Residents move Maxfield one step closer to dissolving
By Kasy Turman, Bangor Daily News Staff
MAXFIELD — Residents of a Penobscot County town are one step closer to dissolving their community.
Maxfield residents voted 19-7 in support of continuing the deorganizing process on Monday.
The vote was the second of 12 steps to deorganize — the process in which a municipality ceases to be an independent town and becomes part of Maine’s Unorganized Territory. The process can take between one and a half and two years to complete.
Maxfield is one of two communities to vote on whether to deorganize this year. Highland Plantation, a community of around 50 people in Somerset County, is voting on Saturday. Maxfield resident Valerie Harper brought forward a petition to begin the process. She cited a lack of businesses, young residents and engagement in the town’s Select Board as reasons to look into disbanding. Fifty of the town’s 89 residents signed it.

DEORGANIZE — Maxfield residents cast ballots to deorganize on Monday.
Residents asked multiple questions to a panel of seven state and county officials about the process during the meeting. Many of the questions were about how long it would take to deorganize, how much it would cost and not having representation.
There was no clear answer if dissolving would lower taxes for residents.
“That’s a very hard question, and I don’t think you’d get anyone up here to give you a definitive answer, because, again, when your plan gets put together, there are tangibles in there that do affect that issue, like your roads,” Harold Jones, state fiscal administrator for the Unorganized Territory, said.
The unorganized territory has a $6.52 tax rate. Maxfield’s rate is roughly $23 per $1,000 in property value, or $2,300 for a property valued at $100,000.
Maxfield would need a revaluation to predict what taxes would look like, Jones said, because the town hasn’t had one done since 2006.
Multiple residents said taxes would most likely not go up even with a revaluation.
A five-person committee was formed at the meeting. Residents Valerie Harper, Michele Woodard and Amber Boobar were nominated by attendees and voted in.
They will create a deorganization plan to outline how the town’s services will be provided by the county. The plan will be submitted to a deorganizing commission in 90 days.

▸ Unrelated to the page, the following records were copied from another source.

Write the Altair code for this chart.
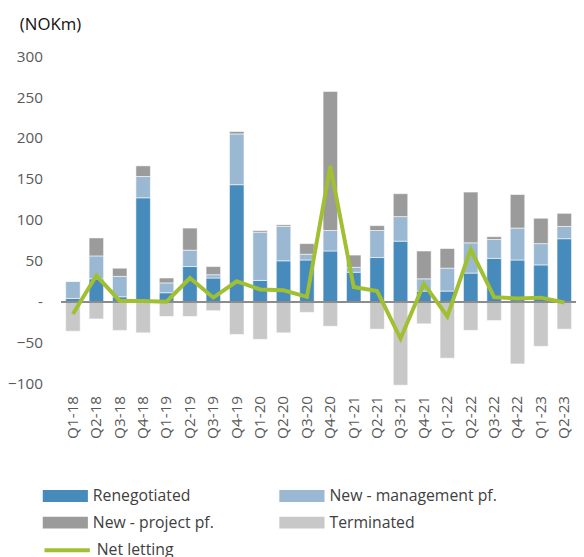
import altair as alt
import pandas as pd

quarters = ["Q1-18", "Q2-18", "Q3-18", "Q4-18", "Q1-19", "Q2-19", "Q3-19", "Q4-19",
            "Q1-20", "Q2-20", "Q3-20", "Q4-20", "Q1-21", "Q2-21", "Q3-21", "Q4-21",
            "Q1-22", "Q2-22", "Q3-22", "Q4-22", "Q1-23", "Q2-23"]
renegotiated = [4, 28, 6, 127, 11, 43, 29, 143, 26, 50, 51, 62, 36, 54, 74, 13, 13, 35, 53, 51, 45, 77]
new_mgmt = [21, 28, 25, 26, 12, 20, 4, 62, 59, 42, 7, 25, 6, 33, 30, 15, 28, 37, 23, 39, 26, 15]
new_project = [0, 22, 10, 13, 6, 27, 10, 3, 2, 2, 13, 170, 15, 6, 28, 34, 24, 62, 3.5, 41, 31, 16]
terminated = [-36, -21, -35, -38, -18, -18, -11, -40, -46, -38, -13, -30, -1, -33.5, -102, -27, -69, -35, -23, -76, -54.5, -33.5]
net_letting = [-15, 32, 1, 1, 0, 29, 5, 25, 15, 14, 6, 166, 18, 13, -45, 22, -18, 64, 5.6, 4, 5, -1]

series_names = ["Renegotiated", "New - management pf.", "New - project pf.", "Terminated"]
series_colors = ["#468bbb", "#9bb8d3", "#9b9b9b", "#c8c8c8"]
series_values = [renegotiated, new_mgmt, new_project, terminated]
# legend fills columns first: order so that rows read as in the reference
legend_order = [0, 2, 1, 3]

rows = []
for si, (name, vals) in enumerate(zip(series_names, series_values)):
    for q, v in zip(quarters, vals):
        rows.append({"quarter": q, "series": name, "value": v, "order": si})
bars_df = pd.DataFrame(rows)
line_df = pd.DataFrame({"quarter": quarters, "net": net_letting, "series": "Net letting"})

FONT = "Open Sans"
x_enc = alt.X("quarter:N", sort=quarters,
              scale=alt.Scale(paddingInner=0.38, paddingOuter=0.19),
              axis=alt.Axis(title=None, labelAngle=-90, labelFont=FONT, labelFontSize=15.5,
                            labelColor="#595959", ticks=False, domain=False, labelPadding=12))

bars = alt.Chart(bars_df).mark_bar(stroke="#ffffff", strokeWidth=0.8, strokeOpacity=0.7).encode(
    x=x_enc,
    y=alt.Y("value:Q", stack="zero",
            scale=alt.Scale(domain=[-100, 300], nice=False),
            axis=alt.Axis(title=None, values=list(range(-100, 301, 50)), grid=False,
                          ticks=False, domain=False, labelFont=FONT, labelFontSize=15.5,
                          labelColor="#595959", labelPadding=19,
                          labelExpr="datum.value == 0 ? '-\u00a0\u00a0' : datum.label")),
    color=alt.Color("series:N",
                    scale=alt.Scale(domain=[series_names[i] for i in legend_order],
                                    range=[series_colors[i] for i in legend_order]),
                    legend=alt.Legend(title=None, orient="none", legendX=-19, legendY=436,
                                      columns=2, columnPadding=66, rowPadding=7,
                                      clipHeight=20,
                                      symbolType="M-1,-0.26H1V0.26H-1Z", symbolSize=2116,
                                      symbolStrokeWidth=0, symbolOpacity=1,
                                      labelFont=FONT, labelFontSize=16, labelColor="#404040",
                                      labelOffset=5, padding=0, labelLimit=300)),
    order=alt.Order("order:Q"),
)

zero = alt.Chart(line_df).mark_rule(color="#8c8c8c", strokeWidth=1.5).encode(y=alt.datum(0))

line = alt.Chart(line_df).mark_line(strokeWidth=4, strokeJoin="miter").encode(
    x=alt.X("quarter:N", sort=quarters),
    y=alt.Y("net:Q"),
    stroke=alt.Stroke("series:N",
                      scale=alt.Scale(domain=["Net letting"], range=["#a0c032"]),
                      legend=alt.Legend(title=None, orient="none", legendX=-19, legendY=476,
                                        symbolType="stroke", symbolSize=2116,
                                        symbolStrokeWidth=4, labelFont=FONT, labelFontSize=16,
                                        labelColor="#404040", labelOffset=5, padding=0)),
)

chart = alt.layer(bars, zero, line).resolve_scale(color="independent").properties(
    width=522, height=332,
    autosize=alt.AutoSizeParams(type="none"),
    padding={"left": 54, "top": 45, "right": 0, "bottom": 172},
    title=alt.TitleParams("(NOKm)", anchor="start", frame="group", dx=-42, dy=0,
                          font=FONT, fontSize=17, fontWeight="normal", color="#111111",
                          offset=16),
).configure_view(stroke=None)

chart.save("out.html", embed_options={"renderer": "svg", "actions": False})
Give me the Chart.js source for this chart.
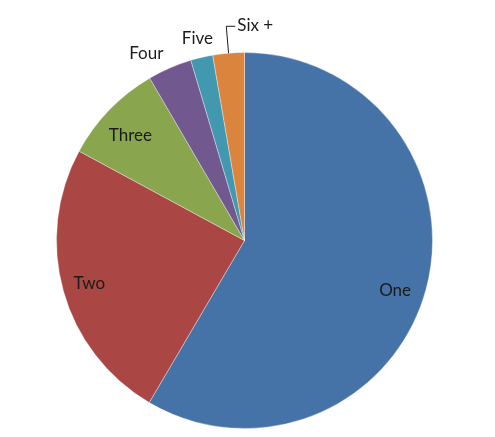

The plan will then go to the Penobscot County Commissioners, the state legislature and two more resident votes.
If residents were to vote down the process at any point, the town could not bring disbanding back up for a vote for another three years.
Although a plan is not yet in place, Penobscot County Unorganized Territory Director, George Buswell said the town would most likely continue to be in the Howland fire district. Residents would create a cemetery committee to oversee maintenance.
The roads, which Buswell said were not up to the standard that the Penobscot County Commissioners expect roads to be kept, would not be able to be fixed in the first year.
“I’m not going to pretend that we could fix the roads in year one, because I don’t see how budget wise that could even happen,” he said.
Creating a two to three-year plan to fix the roads would make the most sense. A plan is not yet created and would require approval from the commissioners.
The longest part of the dissolving process is “divorcing” from MSAD 31, the school district for Howland, Enfield, Edinburg, Passadumkeag and Maxfield, said Rick Colpitts, director of education for the Unorganized Territories. Leaving the town could be done by July 1, 2027 at the earliest, on what Colpitts called a “tight timeline.”
If the town were to deviate from that timeline and stay with the district for another budget, the date would be pushed back to 2028.
After joining the Unorganized Territory, Maxfield residents would pay $140,000 for schooling, Colpitts said. Residents currently pay about $133,000 for schooling for 12 students, Select Board Member Marjorie Sage said.
Other processes, including joining the Maine Land Use Planning Commission, selling or donating town properties and settling debts, would be quicker than leaving the school administrative district.
Selling local buildings would go toward the cost of dissolving, which officials said could cost more than the current taxes.
Citizens questioned if there were stipulations put on 353 acres of school lots preventing its sale when the property was initially given to the town. The deeds cannot be found in the county or town’s registry of deeds.
The deeds may have been destroyed when the house of the town employee who was keeping them burnt down, Sage said.
Despite not having clear answers on if taxes would be lowered and how expensive the process will be, the town should at least start the process, Boobar said.
“I think we need to be realistic in that this process, if we go forward, will be expensive, but I think it’s probably worth it,” she said.